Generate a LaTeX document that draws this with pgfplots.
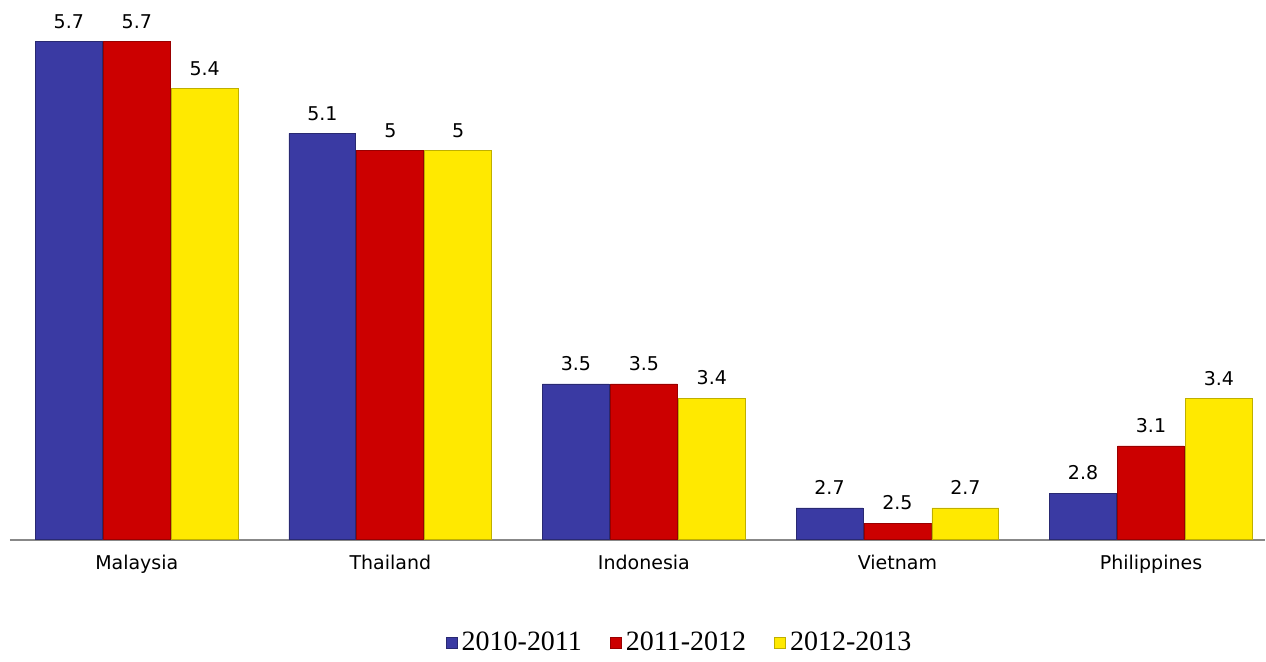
\documentclass[border=0pt]{standalone}
\usepackage{fontspec}
\setmainfont{DejaVu Sans}
\newfontfamily\legendfont{Liberation Serif}
\usepackage{pgfplots}
\pgfplotsset{compat=1.18}
\usepackage{pgfplotstable}

\definecolor{barblue}{RGB}{58,58,163}
\definecolor{barred}{RGB}{204,0,0}
\definecolor{baryellow}{RGB}{255,233,0}
\definecolor{axisgray}{RGB}{136,136,136}

% heights, labels as printed
\pgfplotstableread{
x y lab
0 5.70 5.7
1 5.11 5.1
2 3.494 3.5
3 2.694 2.7
4 2.79 2.8
}\tblue
\pgfplotstableread{
x y lab
0 5.70 5.7
1 5.00 5
2 3.494 3.5
3 2.597 2.5
4 3.094 3.1
}\tred
\pgfplotstableread{
x y lab
0 5.40 5.4
1 5.00 5
2 3.403 3.4
3 2.694 2.7
4 3.40 3.4
}\tyellow

\begin{document}
\begin{tikzpicture}
\begin{axis}[
  scale only axis, width=628pt, height=270pt,
  xmin=-0.5, xmax=4.45, ymin=2.49, ymax=5.97,
  ybar=0.5pt, bar width=33.5pt,
  axis x line*=bottom, axis y line=none,
  x axis line style={axisgray, line width=0.9pt, -},
  xtick={0,...,4}, ytick=\empty,
  xticklabels={Malaysia,Thailand,Indonesia,Vietnam,Philippines},
  major tick length=0pt,
  xticklabel style={font=\fontsize{9.5}{11}\selectfont, yshift=-4pt},
  nodes near coords, point meta=explicit symbolic,
  nodes near coords style={font=\fontsize{9.5}{11}\selectfont, yshift=3pt},
  legend columns=3,
  legend image code/.code={\draw[#1] (0pt,-2.8pt) rectangle (5.6pt,2.8pt);},
  legend style={draw=none, at={(0.5,0)}, anchor=center, xshift=21.5pt, yshift=-51.5pt,
    font=\legendfont\fontsize{14}{16}\selectfont,
    /tikz/every even column/.append style={column sep=12pt}},
]
\addplot[fill=barblue, draw=barblue!70!black] table[x=x, y=y, meta=lab]{\tblue};
\addplot[fill=barred, draw=barred!75!black] table[x=x, y=y, meta=lab]{\tred};
\addplot[fill=baryellow, draw=baryellow!75!black] table[x=x, y=y, meta=lab]{\tyellow};
\legend{2010-2011, 2011-2012, 2012-2013}
\end{axis}
\path ([xshift=-5pt, yshift=-58.5pt]current axis.south west) rectangle (current axis.north east);
\end{tikzpicture}
\end{document}
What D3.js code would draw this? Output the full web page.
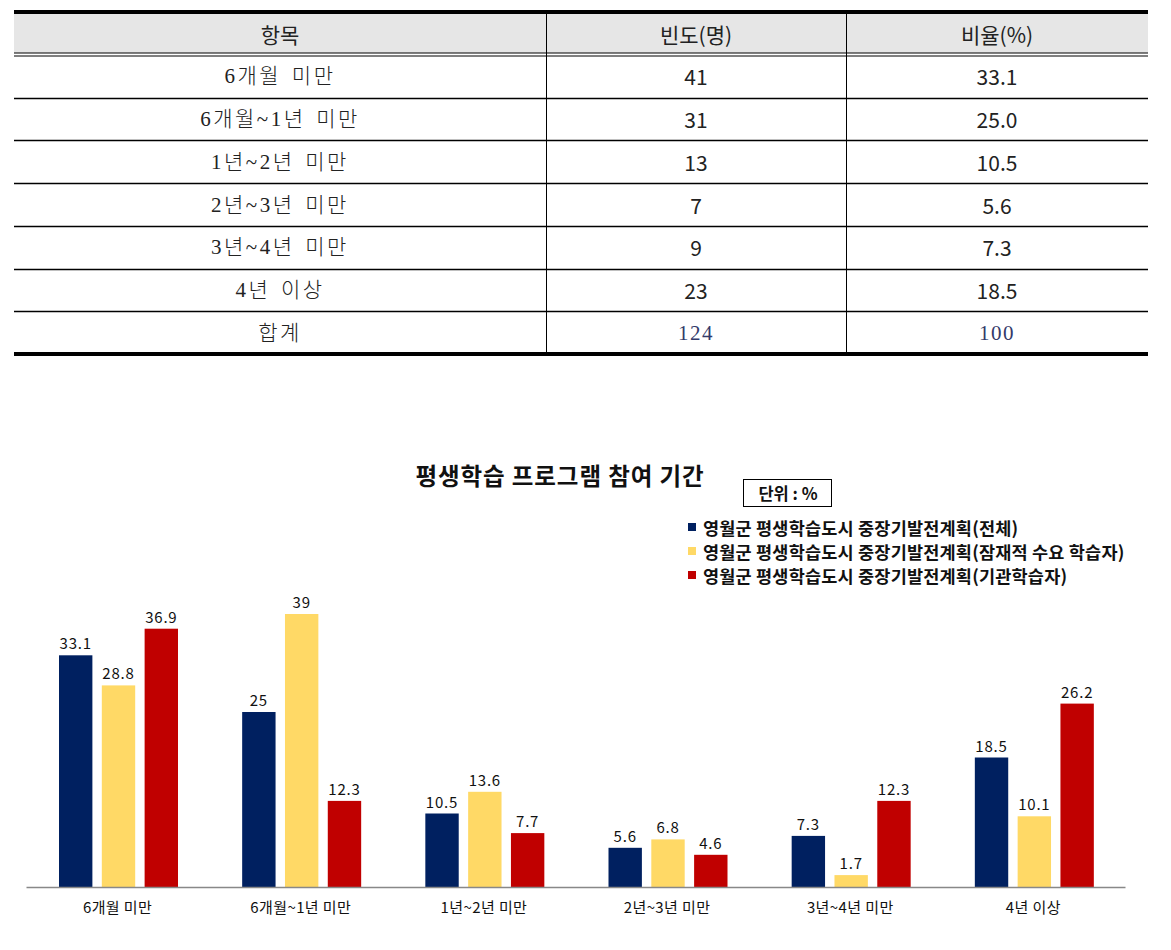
<!DOCTYPE html>
<html><head><meta charset="utf-8">
<script src="https://cdn.jsdelivr.net/npm/d3@7"></script>
<style>
html,body{margin:0;padding:0;background:#fff;}
svg{display:block;}
</style></head>
<body>
<svg id="c" width="1171" height="950"></svg>
<script>
// ---- table data ----
const tableHeaders = ["항목", "빈도(명)", "비율(%)"];
const tableItems = ["6개월 미만", "6개월~1년 미만", "1년~2년 미만", "2년~3년 미만", "3년~4년 미만", "4년 이상", "합계"];
const tableCounts = ["41", "31", "13", "7", "9", "23", "124"];
const tableRatios = ["33.1", "25.0", "10.5", "5.6", "7.3", "18.5", "100"];

// ---- chart data ----
const chartTitle = "평생학습 프로그램 참여 기간";
const unitLabel = "단위 : %";
const categories = ["6개월 미만", "6개월~1년 미만", "1년~2년 미만", "2년~3년 미만", "3년~4년 미만", "4년 이상"];
const seriesNames = [
  "영월군 평생학습도시 중장기발전계획(전체)",
  "영월군 평생학습도시 중장기발전계획(잠재적 수요 학습자)",
  "영월군 평생학습도시 중장기발전계획(기관학습자)"
];
const seriesAll = [33.1, 25, 10.5, 5.6, 7.3, 18.5];
const seriesPotential = [28.8, 39, 13.6, 6.8, 1.7, 10.1];
const seriesInstitution = [36.9, 12.3, 7.7, 4.6, 12.3, 26.2];
const seriesColors = ["#002060", "#FFD966", "#C00000"];

const svg = d3.select("#c");
const sans = "'Noto Sans CJK KR','Noto Sans',sans-serif";
const serif = "'Liberation Serif','Noto Sans CJK KR',serif";

// ================= TABLE =================
const tx = d3.scaleOrdinal().domain([0,1,2]).range([14, 546, 846]);
const colEnds = [546, 846, 1148];
const tLeft = 14, tRight = 1148;
const rowY = d3.scaleBand().domain(d3.range(tableItems.length)).range([55, 354]);
const tbl = svg.append("g");

tbl.append("rect").attr("x", tLeft).attr("y", 13).attr("width", tRight - tLeft).attr("height", 40).attr("fill", "#e6e6e6");
tbl.selectAll("text.h").data(tableHeaders).join("text")
  .attr("x", (d,i) => (tx(i) + colEnds[i]) / 2).attr("y", 34)
  .attr("text-anchor", "middle").attr("dominant-baseline", "central")
  .attr("font-family", sans).attr("font-size", 21).attr("fill", "#222").text(d => d);

const rows = tbl.selectAll("g.r").data(tableItems.map((d,i) => ({item: d, count: tableCounts[i], ratio: tableRatios[i], i})))
  .join("g").attr("transform", d => `translate(0,${rowY(d.i) + rowY.bandwidth()/2})`);
rows.append("text").attr("x", (tx(0) + colEnds[0]) / 2).attr("y", 0)
  .attr("text-anchor", "middle").attr("dominant-baseline", "central")
  .attr("font-family", serif).attr("font-size", 21).attr("font-weight", 300).attr("letter-spacing", 2.5).attr("word-spacing", 3)
  .attr("fill", "#222").text(d => d.item);
const isTotal = d => d.i === tableItems.length - 1;
rows.append("text").attr("x", (tx(1) + colEnds[1]) / 2).attr("y", 0)
  .attr("text-anchor", "middle").attr("dominant-baseline", "central")
  .attr("font-family", d => isTotal(d) ? serif : sans).attr("font-size", 21)
  .attr("letter-spacing", d => isTotal(d) ? 1.5 : 0)
  .attr("fill", d => isTotal(d) ? "#333a6a" : "#222").text(d => d.count);
rows.append("text").attr("x", (tx(2) + colEnds[2]) / 2).attr("y", 0)
  .attr("text-anchor", "middle").attr("dominant-baseline", "central")
  .attr("font-family", d => isTotal(d) ? serif : sans).attr("font-size", 21)
  .attr("letter-spacing", d => isTotal(d) ? 1.5 : 0)
  .attr("fill", d => isTotal(d) ? "#333a6a" : "#222").text(d => d.ratio);

tbl.append("rect").attr("x", tLeft).attr("y", 10).attr("width", tRight - tLeft).attr("height", 4).attr("fill", "#000");
tbl.append("line").attr("x1", tLeft).attr("x2", tRight).attr("y1", 53).attr("y2", 53).attr("stroke", "#000").attr("stroke-width", 1);
tbl.append("line").attr("x1", tLeft).attr("x2", tRight).attr("y1", 56).attr("y2", 56).attr("stroke", "#000").attr("stroke-width", 1);
tbl.selectAll("line.rl").data(d3.range(1, tableItems.length)).join("line")
  .attr("x1", tLeft).attr("x2", tRight)
  .attr("y1", d => Math.round(rowY(d)) + 0.5).attr("y2", d => Math.round(rowY(d)) + 0.5)
  .attr("stroke", "#000").attr("stroke-width", 1.3);
tbl.append("rect").attr("x", tLeft).attr("y", 352).attr("width", tRight - tLeft).attr("height", 4).attr("fill", "#000");
tbl.selectAll("line.cl").data([1,2]).join("line")
  .attr("x1", d => tx(d) + 0.5).attr("x2", d => tx(d) + 0.5).attr("y1", 14).attr("y2", 352)
  .attr("stroke", "#000").attr("stroke-width", 1);

// ================= CHART =================
const ch = svg.append("g");
ch.append("text").attr("x", 560).attr("y", 475).attr("text-anchor", "middle").attr("dominant-baseline", "central")
  .attr("font-family", sans).attr("font-weight", "bold").attr("font-size", 23.5).attr("letter-spacing", 0.9)
  .attr("fill", "#111").text(chartTitle);

ch.append("rect").attr("x", 743.5).attr("y", 479.5).attr("width", 88).attr("height", 27).attr("fill", "#fff").attr("stroke", "#000").attr("stroke-width", 1);
ch.append("text").attr("x", 788).attr("y", 493).attr("text-anchor", "middle").attr("dominant-baseline", "central")
  .attr("font-family", sans).attr("font-weight", "bold").attr("font-size", 16.5).attr("fill", "#111").text(unitLabel);

const leg = ch.selectAll("g.leg").data(seriesNames).join("g")
  .attr("transform", (d,i) => `translate(688,${527 + i*24})`);
leg.append("rect").attr("x", 0).attr("y", -4).attr("width", 8).attr("height", 8).attr("fill", (d,i) => seriesColors[i]);
leg.append("text").attr("x", 15).attr("y", 0).attr("dominant-baseline", "central")
  .attr("font-family", sans).attr("font-weight", "bold").attr("font-size", 17.5).attr("letter-spacing", 0.2)
  .attr("fill", "#111").text(d => d);

const baseline = 887;
const x0 = d3.scaleBand().domain(categories).range([26, 1125]).paddingInner(0).paddingOuter(0);
const x1 = d3.scaleBand().domain([0,1,2]).range([33, 152]).paddingInner(0.22);
const y = d3.scaleLinear().domain([0, 40]).range([baseline, baseline - 280]);
const allSeries = [seriesAll, seriesPotential, seriesInstitution];

const grp = ch.selectAll("g.grp").data(categories).join("g")
  .attr("transform", d => `translate(${x0(d)},0)`);
grp.selectAll("rect").data((d,ci) => allSeries.map((s,si) => ({v: s[ci], si})))
  .join("rect")
  .attr("x", d => x1(d.si)).attr("width", x1.bandwidth())
  .attr("y", d => y(d.v)).attr("height", d => baseline - y(d.v))
  .attr("fill", d => seriesColors[d.si]);
grp.selectAll("text.v").data((d,ci) => allSeries.map((s,si) => ({v: s[ci], si})))
  .join("text").attr("class", "v")
  .attr("x", d => x1(d.si) + x1.bandwidth()/2).attr("y", d => y(d.v) - 6)
  .attr("text-anchor", "middle")
  .attr("font-family", sans).attr("font-size", 15).attr("letter-spacing", 0.8).attr("fill", "#111").text(d => d.v);

const xAxis = ch.append("g").attr("transform", `translate(0,${baseline})`)
  .call(d3.axisBottom(x0).tickSize(0).tickPadding(15));
xAxis.select(".domain").attr("stroke", "#888").attr("stroke-width", 1.3);
xAxis.selectAll("text").attr("font-family", sans).attr("font-size", 15).attr("letter-spacing", 0.4).attr("fill", "#111");
</script>
</body></html>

-*-

*Task objective*.
Pick out the lines that have the word "this". Copy them all.

*Result of the exercise*.
Generate a LaTeX document that draws this with pgfplots.
What D3.js code would draw this? Output the full web page.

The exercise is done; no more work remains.